Problem statement:
Take the records below from their first line to the line with "340, 360, 380];", and restate those lines word for word.

──────────────────────────────

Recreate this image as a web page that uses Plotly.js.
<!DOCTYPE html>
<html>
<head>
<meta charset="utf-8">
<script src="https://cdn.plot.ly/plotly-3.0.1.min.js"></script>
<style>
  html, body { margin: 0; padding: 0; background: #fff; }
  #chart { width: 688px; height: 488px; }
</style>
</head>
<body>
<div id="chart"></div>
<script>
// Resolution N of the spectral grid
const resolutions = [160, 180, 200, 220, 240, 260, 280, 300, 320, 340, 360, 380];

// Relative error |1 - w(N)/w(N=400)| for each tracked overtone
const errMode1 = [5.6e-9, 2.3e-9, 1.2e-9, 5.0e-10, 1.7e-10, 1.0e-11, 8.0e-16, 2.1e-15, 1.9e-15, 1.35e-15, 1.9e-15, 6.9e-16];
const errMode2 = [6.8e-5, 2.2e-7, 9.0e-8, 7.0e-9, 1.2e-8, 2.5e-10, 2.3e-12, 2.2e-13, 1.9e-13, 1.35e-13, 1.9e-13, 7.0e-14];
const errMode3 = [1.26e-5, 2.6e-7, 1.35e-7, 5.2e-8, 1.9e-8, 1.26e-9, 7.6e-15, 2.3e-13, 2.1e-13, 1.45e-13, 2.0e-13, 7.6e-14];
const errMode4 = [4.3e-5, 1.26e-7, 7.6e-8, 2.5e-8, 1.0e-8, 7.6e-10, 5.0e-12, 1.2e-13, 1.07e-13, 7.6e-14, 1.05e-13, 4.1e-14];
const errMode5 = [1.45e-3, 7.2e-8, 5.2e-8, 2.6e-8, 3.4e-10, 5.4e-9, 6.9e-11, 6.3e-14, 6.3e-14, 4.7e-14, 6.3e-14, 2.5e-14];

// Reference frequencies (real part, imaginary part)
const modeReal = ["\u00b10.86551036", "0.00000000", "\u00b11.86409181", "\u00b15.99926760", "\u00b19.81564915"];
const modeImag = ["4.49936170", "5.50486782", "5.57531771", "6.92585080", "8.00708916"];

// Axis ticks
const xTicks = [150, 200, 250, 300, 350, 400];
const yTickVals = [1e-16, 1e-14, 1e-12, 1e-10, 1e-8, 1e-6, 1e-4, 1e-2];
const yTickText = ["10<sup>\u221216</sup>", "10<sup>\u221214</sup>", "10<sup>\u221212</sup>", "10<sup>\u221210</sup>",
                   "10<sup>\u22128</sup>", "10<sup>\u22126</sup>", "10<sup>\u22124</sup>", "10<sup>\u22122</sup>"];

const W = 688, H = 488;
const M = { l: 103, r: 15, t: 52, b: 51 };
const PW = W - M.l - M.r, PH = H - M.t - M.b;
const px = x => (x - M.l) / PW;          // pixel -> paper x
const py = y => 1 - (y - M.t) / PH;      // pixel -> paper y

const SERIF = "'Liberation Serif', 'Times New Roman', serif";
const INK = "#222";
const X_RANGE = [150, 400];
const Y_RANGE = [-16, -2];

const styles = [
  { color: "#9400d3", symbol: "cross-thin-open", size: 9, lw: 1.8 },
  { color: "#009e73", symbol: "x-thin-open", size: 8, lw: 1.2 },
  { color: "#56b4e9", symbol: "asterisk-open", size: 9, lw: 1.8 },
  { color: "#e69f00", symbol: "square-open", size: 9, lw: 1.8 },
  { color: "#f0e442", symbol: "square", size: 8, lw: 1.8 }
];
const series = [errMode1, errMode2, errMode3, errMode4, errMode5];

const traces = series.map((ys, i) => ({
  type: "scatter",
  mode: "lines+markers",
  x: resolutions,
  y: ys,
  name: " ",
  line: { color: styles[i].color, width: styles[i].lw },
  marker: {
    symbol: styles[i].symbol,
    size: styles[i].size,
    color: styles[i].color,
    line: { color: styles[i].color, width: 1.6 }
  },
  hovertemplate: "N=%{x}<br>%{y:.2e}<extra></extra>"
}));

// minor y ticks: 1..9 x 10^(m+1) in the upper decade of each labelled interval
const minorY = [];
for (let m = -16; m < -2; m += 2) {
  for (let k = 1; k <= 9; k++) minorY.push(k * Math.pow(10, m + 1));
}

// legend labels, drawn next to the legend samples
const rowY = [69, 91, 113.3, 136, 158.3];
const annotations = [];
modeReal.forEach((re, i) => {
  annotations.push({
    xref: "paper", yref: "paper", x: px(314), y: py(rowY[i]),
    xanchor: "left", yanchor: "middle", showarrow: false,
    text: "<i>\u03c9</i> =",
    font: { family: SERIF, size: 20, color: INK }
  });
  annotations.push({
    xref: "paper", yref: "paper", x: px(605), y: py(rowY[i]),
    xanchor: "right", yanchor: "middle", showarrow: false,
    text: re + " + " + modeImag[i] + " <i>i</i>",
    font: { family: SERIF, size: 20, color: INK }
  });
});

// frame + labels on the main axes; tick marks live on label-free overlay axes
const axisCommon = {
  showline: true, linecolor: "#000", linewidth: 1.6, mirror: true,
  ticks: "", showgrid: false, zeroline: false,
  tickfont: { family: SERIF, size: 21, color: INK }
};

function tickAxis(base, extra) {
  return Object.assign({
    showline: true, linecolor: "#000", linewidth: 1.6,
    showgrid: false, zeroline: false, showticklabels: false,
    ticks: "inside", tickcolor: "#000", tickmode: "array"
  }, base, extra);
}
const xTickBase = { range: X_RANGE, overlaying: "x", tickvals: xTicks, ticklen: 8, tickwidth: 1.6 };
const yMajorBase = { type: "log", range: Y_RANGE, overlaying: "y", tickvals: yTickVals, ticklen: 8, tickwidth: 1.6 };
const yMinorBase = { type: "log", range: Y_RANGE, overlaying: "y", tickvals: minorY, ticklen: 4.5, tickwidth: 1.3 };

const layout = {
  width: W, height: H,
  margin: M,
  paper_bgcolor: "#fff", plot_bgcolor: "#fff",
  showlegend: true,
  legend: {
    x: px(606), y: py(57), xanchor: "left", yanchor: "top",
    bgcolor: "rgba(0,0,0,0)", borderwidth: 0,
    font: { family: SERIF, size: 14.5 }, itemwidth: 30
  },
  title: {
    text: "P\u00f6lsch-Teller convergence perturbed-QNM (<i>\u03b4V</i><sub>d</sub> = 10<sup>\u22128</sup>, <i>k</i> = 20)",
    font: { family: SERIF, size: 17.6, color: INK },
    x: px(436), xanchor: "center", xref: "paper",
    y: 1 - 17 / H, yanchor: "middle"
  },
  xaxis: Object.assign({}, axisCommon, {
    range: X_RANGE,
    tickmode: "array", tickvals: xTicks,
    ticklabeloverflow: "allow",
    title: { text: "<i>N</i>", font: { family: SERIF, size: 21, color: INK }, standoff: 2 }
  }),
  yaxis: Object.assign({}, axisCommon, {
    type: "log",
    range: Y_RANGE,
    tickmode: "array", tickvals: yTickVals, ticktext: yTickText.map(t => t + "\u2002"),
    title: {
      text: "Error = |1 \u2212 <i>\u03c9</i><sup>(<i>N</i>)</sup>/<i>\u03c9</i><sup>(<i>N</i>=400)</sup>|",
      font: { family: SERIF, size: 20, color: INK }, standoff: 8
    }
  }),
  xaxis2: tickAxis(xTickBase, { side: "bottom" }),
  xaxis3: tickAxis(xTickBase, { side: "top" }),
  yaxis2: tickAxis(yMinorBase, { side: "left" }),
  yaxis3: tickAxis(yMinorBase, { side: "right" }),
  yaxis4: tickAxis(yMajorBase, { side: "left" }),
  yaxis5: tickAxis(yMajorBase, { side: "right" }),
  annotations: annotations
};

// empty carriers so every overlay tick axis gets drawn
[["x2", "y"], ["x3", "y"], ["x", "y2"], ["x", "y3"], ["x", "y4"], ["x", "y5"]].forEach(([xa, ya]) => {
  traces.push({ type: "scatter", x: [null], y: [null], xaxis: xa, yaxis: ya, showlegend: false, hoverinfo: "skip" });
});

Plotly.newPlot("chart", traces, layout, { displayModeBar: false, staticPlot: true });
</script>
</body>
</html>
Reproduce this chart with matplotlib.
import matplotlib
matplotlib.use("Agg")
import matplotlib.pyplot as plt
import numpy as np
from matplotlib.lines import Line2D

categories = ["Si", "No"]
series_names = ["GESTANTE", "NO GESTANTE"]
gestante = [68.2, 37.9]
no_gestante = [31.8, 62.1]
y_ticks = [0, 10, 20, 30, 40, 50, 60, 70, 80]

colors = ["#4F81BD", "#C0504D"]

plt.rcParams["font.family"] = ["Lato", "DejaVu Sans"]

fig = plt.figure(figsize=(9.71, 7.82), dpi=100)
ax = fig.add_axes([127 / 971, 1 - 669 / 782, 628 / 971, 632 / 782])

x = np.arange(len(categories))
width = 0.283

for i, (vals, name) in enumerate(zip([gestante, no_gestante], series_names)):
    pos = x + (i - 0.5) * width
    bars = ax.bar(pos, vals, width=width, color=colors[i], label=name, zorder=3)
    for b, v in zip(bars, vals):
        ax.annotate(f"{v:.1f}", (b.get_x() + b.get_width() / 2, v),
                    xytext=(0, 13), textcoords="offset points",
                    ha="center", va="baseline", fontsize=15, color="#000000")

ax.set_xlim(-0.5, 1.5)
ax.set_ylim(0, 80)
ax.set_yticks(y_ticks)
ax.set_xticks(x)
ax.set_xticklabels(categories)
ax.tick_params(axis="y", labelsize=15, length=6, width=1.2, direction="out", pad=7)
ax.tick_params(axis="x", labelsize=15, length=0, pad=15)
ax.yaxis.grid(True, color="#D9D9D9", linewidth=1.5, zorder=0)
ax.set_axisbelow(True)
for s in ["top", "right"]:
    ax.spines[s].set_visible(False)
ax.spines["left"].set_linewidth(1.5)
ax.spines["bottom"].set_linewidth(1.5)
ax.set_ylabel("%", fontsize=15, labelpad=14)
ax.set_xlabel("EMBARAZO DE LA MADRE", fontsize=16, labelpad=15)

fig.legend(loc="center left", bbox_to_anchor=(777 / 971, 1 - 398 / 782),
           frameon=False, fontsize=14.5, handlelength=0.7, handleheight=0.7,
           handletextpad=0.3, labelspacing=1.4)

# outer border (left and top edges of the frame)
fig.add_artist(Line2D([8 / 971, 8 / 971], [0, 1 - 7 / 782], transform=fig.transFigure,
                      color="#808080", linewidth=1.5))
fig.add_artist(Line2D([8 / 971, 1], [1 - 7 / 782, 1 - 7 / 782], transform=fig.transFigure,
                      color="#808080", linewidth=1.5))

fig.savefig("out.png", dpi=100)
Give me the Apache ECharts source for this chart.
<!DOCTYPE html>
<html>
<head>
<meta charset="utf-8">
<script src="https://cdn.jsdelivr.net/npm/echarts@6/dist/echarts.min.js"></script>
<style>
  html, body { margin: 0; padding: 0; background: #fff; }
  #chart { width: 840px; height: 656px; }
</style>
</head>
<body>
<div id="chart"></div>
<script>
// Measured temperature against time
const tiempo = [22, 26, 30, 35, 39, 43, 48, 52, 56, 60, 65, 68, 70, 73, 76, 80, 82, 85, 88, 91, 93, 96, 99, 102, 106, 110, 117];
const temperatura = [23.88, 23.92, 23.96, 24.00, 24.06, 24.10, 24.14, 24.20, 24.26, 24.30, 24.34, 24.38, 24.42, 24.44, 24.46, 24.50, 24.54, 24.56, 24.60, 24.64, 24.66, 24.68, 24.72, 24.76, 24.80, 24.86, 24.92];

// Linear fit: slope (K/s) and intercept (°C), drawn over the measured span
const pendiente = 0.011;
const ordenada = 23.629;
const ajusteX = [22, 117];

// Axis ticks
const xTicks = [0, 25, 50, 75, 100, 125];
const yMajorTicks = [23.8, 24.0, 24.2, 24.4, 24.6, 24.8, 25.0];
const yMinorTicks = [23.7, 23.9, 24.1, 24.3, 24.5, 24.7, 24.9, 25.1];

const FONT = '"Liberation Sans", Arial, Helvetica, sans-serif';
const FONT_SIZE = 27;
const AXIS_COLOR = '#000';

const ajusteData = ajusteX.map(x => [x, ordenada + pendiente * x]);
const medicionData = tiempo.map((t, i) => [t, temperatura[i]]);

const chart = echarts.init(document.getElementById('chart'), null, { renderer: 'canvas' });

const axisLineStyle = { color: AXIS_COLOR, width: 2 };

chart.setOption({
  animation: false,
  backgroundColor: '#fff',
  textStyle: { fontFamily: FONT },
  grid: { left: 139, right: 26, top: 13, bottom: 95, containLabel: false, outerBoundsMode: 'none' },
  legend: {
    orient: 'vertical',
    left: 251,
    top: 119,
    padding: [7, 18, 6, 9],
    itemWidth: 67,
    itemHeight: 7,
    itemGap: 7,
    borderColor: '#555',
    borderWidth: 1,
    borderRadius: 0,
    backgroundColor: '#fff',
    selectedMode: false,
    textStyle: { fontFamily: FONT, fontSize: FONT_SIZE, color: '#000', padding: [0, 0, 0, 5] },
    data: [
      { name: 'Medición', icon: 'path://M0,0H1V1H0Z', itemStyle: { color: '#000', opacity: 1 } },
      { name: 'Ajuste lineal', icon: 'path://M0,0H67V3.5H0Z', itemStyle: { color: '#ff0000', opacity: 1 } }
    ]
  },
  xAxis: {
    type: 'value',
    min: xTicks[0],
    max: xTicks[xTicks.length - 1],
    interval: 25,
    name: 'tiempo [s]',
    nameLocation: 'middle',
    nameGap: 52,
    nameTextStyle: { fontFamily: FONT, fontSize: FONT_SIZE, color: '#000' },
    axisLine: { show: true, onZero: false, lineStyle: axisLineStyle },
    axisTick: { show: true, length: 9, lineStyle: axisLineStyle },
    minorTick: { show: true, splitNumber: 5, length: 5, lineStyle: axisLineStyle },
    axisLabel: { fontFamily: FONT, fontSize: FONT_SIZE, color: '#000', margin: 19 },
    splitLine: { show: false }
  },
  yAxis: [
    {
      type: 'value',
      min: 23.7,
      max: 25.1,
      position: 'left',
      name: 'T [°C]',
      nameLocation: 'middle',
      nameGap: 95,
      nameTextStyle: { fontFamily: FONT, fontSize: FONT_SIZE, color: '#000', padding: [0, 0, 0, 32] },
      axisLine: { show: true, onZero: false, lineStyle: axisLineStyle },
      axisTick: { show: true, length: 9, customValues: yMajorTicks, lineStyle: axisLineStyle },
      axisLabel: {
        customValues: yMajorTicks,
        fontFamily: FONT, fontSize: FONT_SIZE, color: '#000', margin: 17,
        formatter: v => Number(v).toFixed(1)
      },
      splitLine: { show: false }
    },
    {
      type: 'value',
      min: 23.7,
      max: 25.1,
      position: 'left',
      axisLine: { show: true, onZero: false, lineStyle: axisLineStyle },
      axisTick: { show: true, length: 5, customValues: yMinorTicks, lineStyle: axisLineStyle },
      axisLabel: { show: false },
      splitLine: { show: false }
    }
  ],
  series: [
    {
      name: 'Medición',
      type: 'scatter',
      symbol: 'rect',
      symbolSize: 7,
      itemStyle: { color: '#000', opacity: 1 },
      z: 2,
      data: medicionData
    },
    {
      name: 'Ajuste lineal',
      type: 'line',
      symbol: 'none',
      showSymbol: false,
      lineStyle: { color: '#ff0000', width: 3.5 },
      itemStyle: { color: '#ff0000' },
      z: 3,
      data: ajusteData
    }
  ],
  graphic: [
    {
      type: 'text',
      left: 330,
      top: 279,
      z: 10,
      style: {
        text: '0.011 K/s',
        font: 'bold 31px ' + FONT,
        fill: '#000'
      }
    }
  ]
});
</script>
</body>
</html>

──────────────────────────────

Output for this exercise:
Recreate this image as a web page that uses Plotly.js.
<!DOCTYPE html>
<html>
<head>
<meta charset="utf-8">
<script src="https://cdn.plot.ly/plotly-3.0.1.min.js"></script>
<style>
  html, body { margin: 0; padding: 0; background: #fff; }
  #chart { width: 688px; height: 488px; }
</style>
</head>
<body>
<div id="chart"></div>
<script>
// Resolution N of the spectral grid
const resolutions = [160, 180, 200, 220, 240, 260, 280, 300, 320, 340, 360, 380];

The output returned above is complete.